The Governance Wall Ackman Cannot Climb Alone

The Bollore Group's public opposition on Wednesday crystallizes the central challenge facing Ackman's bid. This is not a situation where a determined activist can accumulate shares, build a coalition, and force a vote. The Bollore family's voting control is structural, not circumstantial. Vincent Bollore, the French billionaire patriarch, built that control deliberately over decades, and his son Cyrille is now the public face of a family that has no obvious incentive to accept a deal that they believe undervalues the asset.

Ackman's proposal requires a two-thirds vote in favor by Universal Music shareholders present at a meeting, as well as approval from both the UMG and SPARC boards. With Bollore controlling 80% of voting rights, the arithmetic is unforgiving. Vivendi, which holds a 13.4% economic stake, has declined to comment on the proposal. Tencent, Universal Music's third-largest shareholder, has also stayed silent. Pershing Square itself holds just 4.7% of the company, making it the fourth-largest shareholder. The coalition Ackman needs to assemble is large, and the most important member of that coalition has now publicly said no.

The AI Disruption Argument Cuts Both Ways

Underneath the valuation debate is a more fundamental question about what Universal Music is actually worth in a world where artificial intelligence is reshaping how music is created, distributed, and monetized.

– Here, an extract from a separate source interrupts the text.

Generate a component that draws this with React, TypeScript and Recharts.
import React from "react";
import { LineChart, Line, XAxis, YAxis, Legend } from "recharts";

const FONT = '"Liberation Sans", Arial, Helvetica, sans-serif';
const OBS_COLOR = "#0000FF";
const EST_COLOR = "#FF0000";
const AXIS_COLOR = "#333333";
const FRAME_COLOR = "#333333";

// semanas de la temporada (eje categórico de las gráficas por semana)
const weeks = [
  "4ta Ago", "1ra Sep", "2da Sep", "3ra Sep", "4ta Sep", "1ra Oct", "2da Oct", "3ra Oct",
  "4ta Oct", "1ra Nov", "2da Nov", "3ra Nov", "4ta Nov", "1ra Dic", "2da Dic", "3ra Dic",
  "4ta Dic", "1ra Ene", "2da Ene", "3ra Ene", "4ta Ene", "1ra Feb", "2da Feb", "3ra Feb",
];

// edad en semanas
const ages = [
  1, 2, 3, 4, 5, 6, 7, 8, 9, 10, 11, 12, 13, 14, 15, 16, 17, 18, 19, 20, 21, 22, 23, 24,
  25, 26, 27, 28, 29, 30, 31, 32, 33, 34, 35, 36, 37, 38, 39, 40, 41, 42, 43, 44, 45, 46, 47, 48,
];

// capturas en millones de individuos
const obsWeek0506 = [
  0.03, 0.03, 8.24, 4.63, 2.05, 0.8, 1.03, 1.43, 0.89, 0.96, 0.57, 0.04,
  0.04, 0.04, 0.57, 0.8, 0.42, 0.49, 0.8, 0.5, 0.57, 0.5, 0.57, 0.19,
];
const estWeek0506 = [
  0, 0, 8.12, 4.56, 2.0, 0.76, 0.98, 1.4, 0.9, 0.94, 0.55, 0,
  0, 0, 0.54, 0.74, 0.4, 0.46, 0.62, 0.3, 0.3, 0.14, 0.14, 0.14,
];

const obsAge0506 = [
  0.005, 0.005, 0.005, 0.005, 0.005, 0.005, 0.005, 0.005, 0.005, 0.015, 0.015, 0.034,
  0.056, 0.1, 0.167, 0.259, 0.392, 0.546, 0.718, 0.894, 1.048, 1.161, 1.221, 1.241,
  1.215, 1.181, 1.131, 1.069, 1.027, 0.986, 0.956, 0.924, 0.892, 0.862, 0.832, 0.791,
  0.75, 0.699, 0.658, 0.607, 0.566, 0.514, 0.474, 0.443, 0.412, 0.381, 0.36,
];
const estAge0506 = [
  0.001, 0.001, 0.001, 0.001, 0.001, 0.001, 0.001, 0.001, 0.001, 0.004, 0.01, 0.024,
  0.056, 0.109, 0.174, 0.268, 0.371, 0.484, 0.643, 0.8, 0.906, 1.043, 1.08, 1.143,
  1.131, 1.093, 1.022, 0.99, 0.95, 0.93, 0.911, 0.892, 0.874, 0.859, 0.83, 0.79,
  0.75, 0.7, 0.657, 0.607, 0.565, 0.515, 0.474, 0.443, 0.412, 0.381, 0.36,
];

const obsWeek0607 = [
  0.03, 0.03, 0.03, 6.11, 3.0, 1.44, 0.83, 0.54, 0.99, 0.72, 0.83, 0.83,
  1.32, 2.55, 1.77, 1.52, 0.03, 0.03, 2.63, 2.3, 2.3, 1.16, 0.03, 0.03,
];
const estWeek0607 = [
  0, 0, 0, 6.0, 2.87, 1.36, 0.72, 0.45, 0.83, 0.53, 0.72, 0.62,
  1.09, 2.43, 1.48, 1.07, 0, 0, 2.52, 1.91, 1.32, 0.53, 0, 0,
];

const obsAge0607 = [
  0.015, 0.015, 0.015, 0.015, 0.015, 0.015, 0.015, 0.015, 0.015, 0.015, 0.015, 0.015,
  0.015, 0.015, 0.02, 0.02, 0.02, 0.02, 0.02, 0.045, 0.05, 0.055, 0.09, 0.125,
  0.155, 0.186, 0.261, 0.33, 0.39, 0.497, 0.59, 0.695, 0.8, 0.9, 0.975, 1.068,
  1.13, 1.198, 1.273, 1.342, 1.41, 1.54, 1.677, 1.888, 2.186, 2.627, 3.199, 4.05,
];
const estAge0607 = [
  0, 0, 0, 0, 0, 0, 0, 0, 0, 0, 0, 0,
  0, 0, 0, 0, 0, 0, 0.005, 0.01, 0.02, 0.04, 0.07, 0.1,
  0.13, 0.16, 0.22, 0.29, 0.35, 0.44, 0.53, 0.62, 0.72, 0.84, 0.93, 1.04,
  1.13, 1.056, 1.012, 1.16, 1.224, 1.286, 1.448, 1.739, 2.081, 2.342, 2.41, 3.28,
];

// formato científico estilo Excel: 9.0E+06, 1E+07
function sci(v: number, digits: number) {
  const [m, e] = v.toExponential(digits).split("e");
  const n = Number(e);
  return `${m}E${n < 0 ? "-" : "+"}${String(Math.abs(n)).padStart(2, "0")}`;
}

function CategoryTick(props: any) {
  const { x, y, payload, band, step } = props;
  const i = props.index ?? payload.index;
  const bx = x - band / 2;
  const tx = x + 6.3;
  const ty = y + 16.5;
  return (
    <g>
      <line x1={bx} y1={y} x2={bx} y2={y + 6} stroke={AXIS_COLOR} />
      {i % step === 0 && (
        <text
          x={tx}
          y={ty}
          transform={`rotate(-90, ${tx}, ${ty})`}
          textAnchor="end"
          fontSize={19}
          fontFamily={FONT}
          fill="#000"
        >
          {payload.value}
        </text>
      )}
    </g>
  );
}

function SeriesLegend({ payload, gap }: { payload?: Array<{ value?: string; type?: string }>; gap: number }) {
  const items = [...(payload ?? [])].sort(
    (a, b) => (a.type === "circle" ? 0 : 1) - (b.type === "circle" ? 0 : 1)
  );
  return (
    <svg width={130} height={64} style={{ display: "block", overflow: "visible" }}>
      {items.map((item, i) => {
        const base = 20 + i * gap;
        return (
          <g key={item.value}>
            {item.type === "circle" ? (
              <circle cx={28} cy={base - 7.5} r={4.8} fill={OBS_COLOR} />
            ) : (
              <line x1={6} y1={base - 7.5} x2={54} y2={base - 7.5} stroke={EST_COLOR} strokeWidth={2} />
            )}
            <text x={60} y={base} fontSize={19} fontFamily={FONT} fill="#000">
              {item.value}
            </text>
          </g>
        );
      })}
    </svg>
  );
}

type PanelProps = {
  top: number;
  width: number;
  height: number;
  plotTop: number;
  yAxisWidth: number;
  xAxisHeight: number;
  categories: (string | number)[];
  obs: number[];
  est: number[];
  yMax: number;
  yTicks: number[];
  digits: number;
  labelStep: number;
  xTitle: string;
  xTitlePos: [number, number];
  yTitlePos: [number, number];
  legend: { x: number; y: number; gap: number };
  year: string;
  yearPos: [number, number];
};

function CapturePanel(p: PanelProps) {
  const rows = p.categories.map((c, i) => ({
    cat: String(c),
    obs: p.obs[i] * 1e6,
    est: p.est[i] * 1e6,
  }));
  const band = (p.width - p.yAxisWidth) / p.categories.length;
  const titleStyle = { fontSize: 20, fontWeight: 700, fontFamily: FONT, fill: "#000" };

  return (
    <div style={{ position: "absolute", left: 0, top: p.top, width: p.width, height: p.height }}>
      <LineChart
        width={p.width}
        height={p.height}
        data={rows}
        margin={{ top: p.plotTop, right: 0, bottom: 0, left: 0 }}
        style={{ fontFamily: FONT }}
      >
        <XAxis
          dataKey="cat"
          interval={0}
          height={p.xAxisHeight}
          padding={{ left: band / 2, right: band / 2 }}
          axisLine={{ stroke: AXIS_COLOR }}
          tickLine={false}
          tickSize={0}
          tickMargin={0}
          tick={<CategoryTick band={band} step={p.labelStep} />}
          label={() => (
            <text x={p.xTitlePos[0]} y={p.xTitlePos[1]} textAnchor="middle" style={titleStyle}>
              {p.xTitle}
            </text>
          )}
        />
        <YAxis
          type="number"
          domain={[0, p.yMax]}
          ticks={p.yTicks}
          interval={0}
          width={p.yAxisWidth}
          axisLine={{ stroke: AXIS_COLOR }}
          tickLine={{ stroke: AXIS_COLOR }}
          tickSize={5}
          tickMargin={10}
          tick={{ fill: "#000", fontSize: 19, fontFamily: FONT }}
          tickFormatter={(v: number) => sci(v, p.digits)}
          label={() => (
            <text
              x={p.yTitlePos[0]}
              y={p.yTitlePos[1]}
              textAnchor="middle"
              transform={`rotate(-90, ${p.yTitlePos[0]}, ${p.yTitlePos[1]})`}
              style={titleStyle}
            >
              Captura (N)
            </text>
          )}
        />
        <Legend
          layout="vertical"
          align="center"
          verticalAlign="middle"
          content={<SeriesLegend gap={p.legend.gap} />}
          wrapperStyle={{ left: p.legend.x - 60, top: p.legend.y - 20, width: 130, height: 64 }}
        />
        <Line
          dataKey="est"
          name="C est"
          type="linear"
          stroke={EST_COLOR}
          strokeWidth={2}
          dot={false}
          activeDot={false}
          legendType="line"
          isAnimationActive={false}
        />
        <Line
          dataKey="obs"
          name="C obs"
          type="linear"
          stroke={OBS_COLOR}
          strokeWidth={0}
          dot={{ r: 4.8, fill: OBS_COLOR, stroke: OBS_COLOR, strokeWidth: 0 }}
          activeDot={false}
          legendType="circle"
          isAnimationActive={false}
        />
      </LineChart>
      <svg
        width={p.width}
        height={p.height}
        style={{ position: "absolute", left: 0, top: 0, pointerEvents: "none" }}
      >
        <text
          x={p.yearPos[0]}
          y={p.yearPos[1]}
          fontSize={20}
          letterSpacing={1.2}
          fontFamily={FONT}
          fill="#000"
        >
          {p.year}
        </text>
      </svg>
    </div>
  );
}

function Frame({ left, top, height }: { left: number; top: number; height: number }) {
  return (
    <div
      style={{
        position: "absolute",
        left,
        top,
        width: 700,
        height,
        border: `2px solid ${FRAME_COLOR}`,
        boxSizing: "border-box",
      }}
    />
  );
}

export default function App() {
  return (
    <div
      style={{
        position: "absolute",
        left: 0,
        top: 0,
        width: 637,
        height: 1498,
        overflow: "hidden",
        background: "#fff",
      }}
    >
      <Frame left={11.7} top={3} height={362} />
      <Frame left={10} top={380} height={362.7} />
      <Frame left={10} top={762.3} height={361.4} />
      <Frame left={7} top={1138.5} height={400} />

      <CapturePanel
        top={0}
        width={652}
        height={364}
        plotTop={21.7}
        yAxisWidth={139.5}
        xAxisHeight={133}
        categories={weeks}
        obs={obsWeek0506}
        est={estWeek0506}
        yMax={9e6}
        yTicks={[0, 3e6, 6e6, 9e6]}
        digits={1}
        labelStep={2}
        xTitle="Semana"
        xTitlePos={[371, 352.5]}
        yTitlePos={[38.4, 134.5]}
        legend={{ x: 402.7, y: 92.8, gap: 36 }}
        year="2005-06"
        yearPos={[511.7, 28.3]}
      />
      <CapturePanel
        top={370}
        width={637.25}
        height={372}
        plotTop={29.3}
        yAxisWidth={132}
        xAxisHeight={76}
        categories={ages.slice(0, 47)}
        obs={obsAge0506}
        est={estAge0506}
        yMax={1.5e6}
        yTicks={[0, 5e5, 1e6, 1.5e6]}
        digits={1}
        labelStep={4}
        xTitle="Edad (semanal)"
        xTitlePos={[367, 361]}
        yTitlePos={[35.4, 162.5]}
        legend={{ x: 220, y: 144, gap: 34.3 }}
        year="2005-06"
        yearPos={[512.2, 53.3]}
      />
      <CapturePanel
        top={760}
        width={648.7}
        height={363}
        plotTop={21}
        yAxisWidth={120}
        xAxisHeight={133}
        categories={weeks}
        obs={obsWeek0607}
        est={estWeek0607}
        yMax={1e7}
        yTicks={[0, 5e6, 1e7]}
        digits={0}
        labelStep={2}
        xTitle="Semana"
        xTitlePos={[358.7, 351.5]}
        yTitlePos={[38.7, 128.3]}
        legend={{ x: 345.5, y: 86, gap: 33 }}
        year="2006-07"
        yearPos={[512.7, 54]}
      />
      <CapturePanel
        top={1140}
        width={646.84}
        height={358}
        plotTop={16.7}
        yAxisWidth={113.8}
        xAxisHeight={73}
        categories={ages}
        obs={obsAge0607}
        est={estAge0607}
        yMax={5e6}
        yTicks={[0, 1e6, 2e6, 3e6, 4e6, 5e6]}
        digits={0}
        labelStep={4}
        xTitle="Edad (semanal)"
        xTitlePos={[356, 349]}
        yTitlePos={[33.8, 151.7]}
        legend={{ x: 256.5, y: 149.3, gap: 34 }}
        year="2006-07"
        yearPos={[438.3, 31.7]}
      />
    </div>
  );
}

Ackman's pitch to investors has been that Universal Music's catalog and artist relationships are irreplaceable assets that AI cannot replicate. The company's ownership of master recordings and publishing rights gives it a structural claim on music consumption that will only grow as streaming expands globally.

The bear case is more unsettling. A survey published last year found that 97% of listeners cannot distinguish between AI-generated and human-composed songs. Streaming growth is decelerating. Universal Music's share of the global music market has been sliding. Wells Fargo analysts noted these trends when Ackman's bid was announced, and they are not trivial concerns. If AI tools can generate commercially viable music at scale, the premium that labels charge for access to human-created catalogs faces structural pressure over time. That is not a reason to dismiss Universal Music's value, but it is a reason to question whether the 78% premium Ackman is offering fully accounts for the uncertainty ahead.

Ackman's counter-argument is that the AI threat is precisely why Universal Music needs to be in New York, with a US-listed structure that gives it access to capital markets deep enough to fund the investments required to compete in an AI-disrupted landscape. The company's current Amsterdam listing, he has argued, leaves it structurally underfunded relative to the scale of the challenge it faces. That argument has merit. It has not, so far, persuaded the people who control the votes.

What Happens Next

Ackman has described his approach to Universal Music as a "friendly" transaction, a departure from his earlier career as a confrontational activist. He met with Universal Music CEO Sir Lucian Grainge over dinner before submitting the proposal, and Grainge reportedly encouraged him to send it in. Ackman has proposed that Grainge remain as chief executive post-transaction, and has suggested former Hollywood superagent Michael Ovitz as board chair. These are the gestures of someone trying to build consensus rather than force a fight.

But consensus requires the Bollore family, and the Bollore family has now said publicly that it is not interested. The question for Ackman is whether he raises his offer, withdraws, or finds a way to restructure the proposal that addresses the specific objections Cyrille Bollore raised at Wednesday's AGM. The deal is expected to close by year-end if it proceeds, but that timeline now looks optimistic.

For investors watching from the outside, the Universal Music situation is a useful reminder that the most interesting M&A battles are rarely about price alone. Ackman is offering a 78% premium. The controlling shareholder is saying no anyway. That gap - between what a financial buyer believes an asset is worth and what the people who control it are willing to accept - is where the real negotiation happens. Whether Ackman can close it is the question that will define one of the most consequential media deals of the decade.